### Set task
Every line below should be copied exactly; drop the pictures.

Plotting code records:
"""
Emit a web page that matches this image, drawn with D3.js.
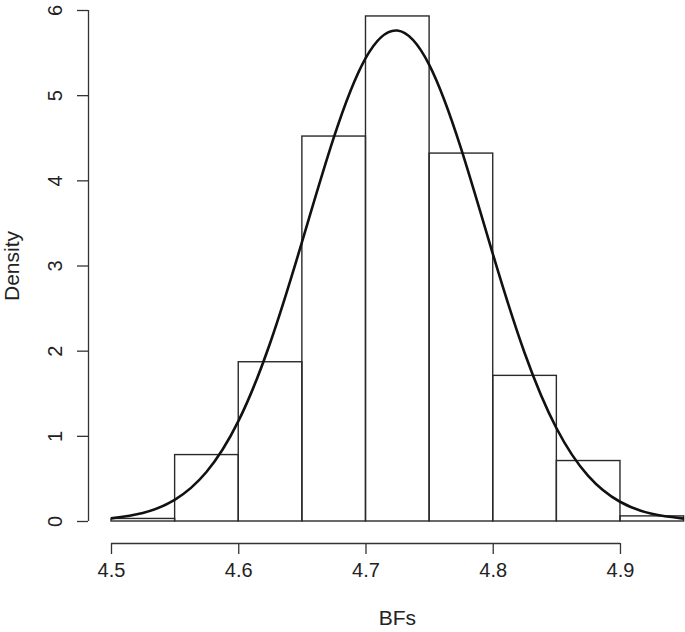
<!DOCTYPE html>
<html>
<head>
<meta charset="utf-8">
<script src="https://cdn.jsdelivr.net/npm/d3@7"></script>
<style>
  body { margin: 0; background: #fff; }
  svg text { font-family: "Liberation Sans", Arial, sans-serif; fill: #222; }
</style>
</head>
<body>
<svg id="chart" width="685" height="632"></svg>
<script>
// histogram of BFs
var breaks = [4.50, 4.55, 4.60, 4.65, 4.70, 4.75, 4.80, 4.85, 4.90, 4.95];
var density = [0.03, 0.78, 1.87, 4.52, 5.93, 4.32, 1.71, 0.71, 0.06];

// fitted curve
var curveX = [4.500, 4.525, 4.550, 4.575, 4.600, 4.625, 4.650, 4.675, 4.700, 4.725,
              4.750, 4.775, 4.800, 4.825, 4.850, 4.875, 4.900, 4.925, 4.950];
var curveY = [0.031, 0.094, 0.248, 0.575, 1.169, 2.087, 3.271, 4.498, 5.432, 5.759,
              5.359, 4.378, 3.140, 1.976, 1.092, 0.530, 0.226, 0.084, 0.028];

var xTicks = [4.5, 4.6, 4.7, 4.8, 4.9];
var yTicks = [0, 1, 2, 3, 4, 5, 6];

var svg = d3.select("#chart");

var x = d3.scaleLinear().domain([4.5, 4.95]).range([111, 683.6]);
var y = d3.scaleLinear().domain([0, 6]).range([521, 10]);

var bins = density.map(function (d, i) {
    return { x0: breaks[i], x1: breaks[i + 1], d: d };
});

svg.append("g")
    .selectAll("rect")
    .data(bins).enter()
    .append("rect")
    .attr("x", function (b) { return x(b.x0); })
    .attr("width", function (b) { return x(b.x1) - x(b.x0); })
    .attr("y", function (b) { return y(b.d); })
    .attr("height", function (b) { return y(0) - y(b.d); })
    .attr("fill", "none")
    .attr("stroke", "#2a2a2a")
    .attr("stroke-width", 1.4);

var pts = curveX.map(function (v, i) { return [v, curveY[i]]; });
var line = d3.line()
    .x(function (p) { return x(p[0]); })
    .y(function (p) { return y(p[1]); })
    .curve(d3.curveNatural);

svg.append("path")
    .attr("d", line(pts))
    .attr("fill", "none")
    .attr("stroke", "#111")
    .attr("stroke-width", 2.6);

// x axis
var xAxis = d3.axisBottom(x).tickValues(xTicks).tickSize(11).tickPadding(9)
    .tickFormat(d3.format(".1f"));
var gx = svg.append("g").attr("transform", "translate(0,543)").call(xAxis);
gx.select(".domain").attr("d", "M" + x(4.5) + ",0.5H" + x(4.9)).attr("stroke", "#333").attr("stroke-width", 1.3);
gx.selectAll(".tick line").attr("stroke", "#333").attr("stroke-width", 1.3);
gx.selectAll(".tick text").attr("font-size", 20).attr("fill", "#222")
    .attr("font-family", "Liberation Sans, Arial, sans-serif");

// y axis
var yAxis = d3.axisLeft(y).tickValues(yTicks).tickSize(11).tickPadding(0)
    .tickFormat(d3.format("d"));
var gy = svg.append("g").attr("transform", "translate(88,0)").call(yAxis);
gy.select(".domain").attr("d", "M0.5," + y(0) + "V" + y(6)).attr("stroke", "#333").attr("stroke-width", 1.3);
gy.selectAll(".tick line").attr("stroke", "#333").attr("stroke-width", 1.3);
gy.selectAll(".tick text")
    .attr("font-size", 20).attr("fill", "#222")
    .attr("font-family", "Liberation Sans, Arial, sans-serif")
    .attr("x", null)
    .attr("text-anchor", "middle")
    .attr("transform", "translate(-33,0) rotate(-90)")
    .attr("y", 0)
    .attr("dy", "0.35em");

svg.append("text")
    .attr("x", x(4.725)).attr("y", 625)
    .attr("text-anchor", "middle")
    .attr("font-size", 21)
    .text("BFs");

svg.append("text")
    .attr("transform", "translate(19,266) rotate(-90)")
    .attr("text-anchor", "middle")
    .attr("font-size", 21)
    .text("Density");
</script>
</body>
</html>
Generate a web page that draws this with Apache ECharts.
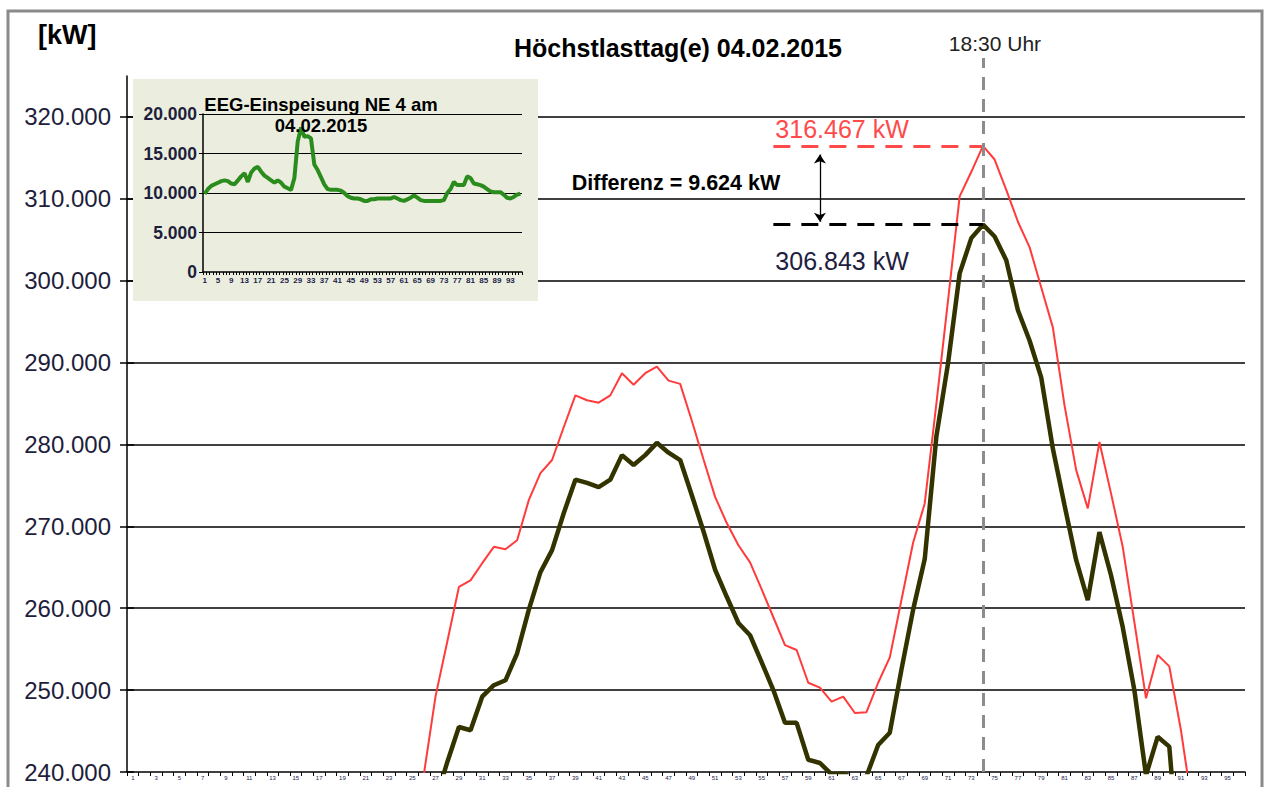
"""
### Result below
Emit a web page that matches this image, drawn with D3.js.
<!DOCTYPE html>
<html>
<head>
<meta charset="utf-8">
<script src="https://cdn.jsdelivr.net/npm/d3@7"></script>
<style>
  body { margin: 0; background: #fff; }
  svg text { font-family: "Liberation Sans", Arial, sans-serif; fill: #222; }
</style>
</head>
<body>
<svg id="chart" width="685" height="632"></svg>
<script>
// histogram of BFs
var breaks = [4.50, 4.55, 4.60, 4.65, 4.70, 4.75, 4.80, 4.85, 4.90, 4.95];
var density = [0.03, 0.78, 1.87, 4.52, 5.93, 4.32, 1.71, 0.71, 0.06];

// fitted curve
var curveX = [4.500, 4.525, 4.550, 4.575, 4.600, 4.625, 4.650, 4.675, 4.700, 4.725,
              4.750, 4.775, 4.800, 4.825, 4.850, 4.875, 4.900, 4.925, 4.950];
var curveY = [0.031, 0.094, 0.248, 0.575, 1.169, 2.087, 3.271, 4.498, 5.432, 5.759,
              5.359, 4.378, 3.140, 1.976, 1.092, 0.530, 0.226, 0.084, 0.028];

var xTicks = [4.5, 4.6, 4.7, 4.8, 4.9];
var yTicks = [0, 1, 2, 3, 4, 5, 6];

var svg = d3.select("#chart");

var x = d3.scaleLinear().domain([4.5, 4.95]).range([111, 683.6]);
var y = d3.scaleLinear().domain([0, 6]).range([521, 10]);

var bins = density.map(function (d, i) {
    return { x0: breaks[i], x1: breaks[i + 1], d: d };
});

svg.append("g")
    .selectAll("rect")
    .data(bins).enter()
    .append("rect")
    .attr("x", function (b) { return x(b.x0); })
    .attr("width", function (b) { return x(b.x1) - x(b.x0); })
    .attr("y", function (b) { return y(b.d); })
    .attr("height", function (b) { return y(0) - y(b.d); })
    .attr("fill", "none")
    .attr("stroke", "#2a2a2a")
    .attr("stroke-width", 1.4);

var pts = curveX.map(function (v, i) { return [v, curveY[i]]; });
var line = d3.line()
    .x(function (p) { return x(p[0]); })
    .y(function (p) { return y(p[1]); })
    .curve(d3.curveNatural);

svg.append("path")
    .attr("d", line(pts))
    .attr("fill", "none")
    .attr("stroke", "#111")
    .attr("stroke-width", 2.6);

// x axis
var xAxis = d3.axisBottom(x).tickValues(xTicks).tickSize(11).tickPadding(9)
    .tickFormat(d3.format(".1f"));
var gx = svg.append("g").attr("transform", "translate(0,543)").call(xAxis);
gx.select(".domain").attr("d", "M" + x(4.5) + ",0.5H" + x(4.9)).attr("stroke", "#333").attr("stroke-width", 1.3);
gx.selectAll(".tick line").attr("stroke", "#333").attr("stroke-width", 1.3);
gx.selectAll(".tick text").attr("font-size", 20).attr("fill", "#222")
    .attr("font-family", "Liberation Sans, Arial, sans-serif");

// y axis
var yAxis = d3.axisLeft(y).tickValues(yTicks).tickSize(11).tickPadding(0)
    .tickFormat(d3.format("d"));
var gy = svg.append("g").attr("transform", "translate(88,0)").call(yAxis);
gy.select(".domain").attr("d", "M0.5," + y(0) + "V" + y(6)).attr("stroke", "#333").attr("stroke-width", 1.3);
gy.selectAll(".tick line").attr("stroke", "#333").attr("stroke-width", 1.3);
gy.selectAll(".tick text")
    .attr("font-size", 20).attr("fill", "#222")
    .attr("font-family", "Liberation Sans, Arial, sans-serif")
    .attr("x", null)
    .attr("text-anchor", "middle")
    .attr("transform", "translate(-33,0) rotate(-90)")
    .attr("y", 0)
    .attr("dy", "0.35em");

svg.append("text")
    .attr("x", x(4.725)).attr("y", 625)
    .attr("text-anchor", "middle")
    .attr("font-size", 21)
    .text("BFs");

svg.append("text")
    .attr("transform", "translate(19,266) rotate(-90)")
    .attr("text-anchor", "middle")
    .attr("font-size", 21)
    .text("Density");
</script>
</body>
</html>
Generate a web page that draws this with Apache ECharts.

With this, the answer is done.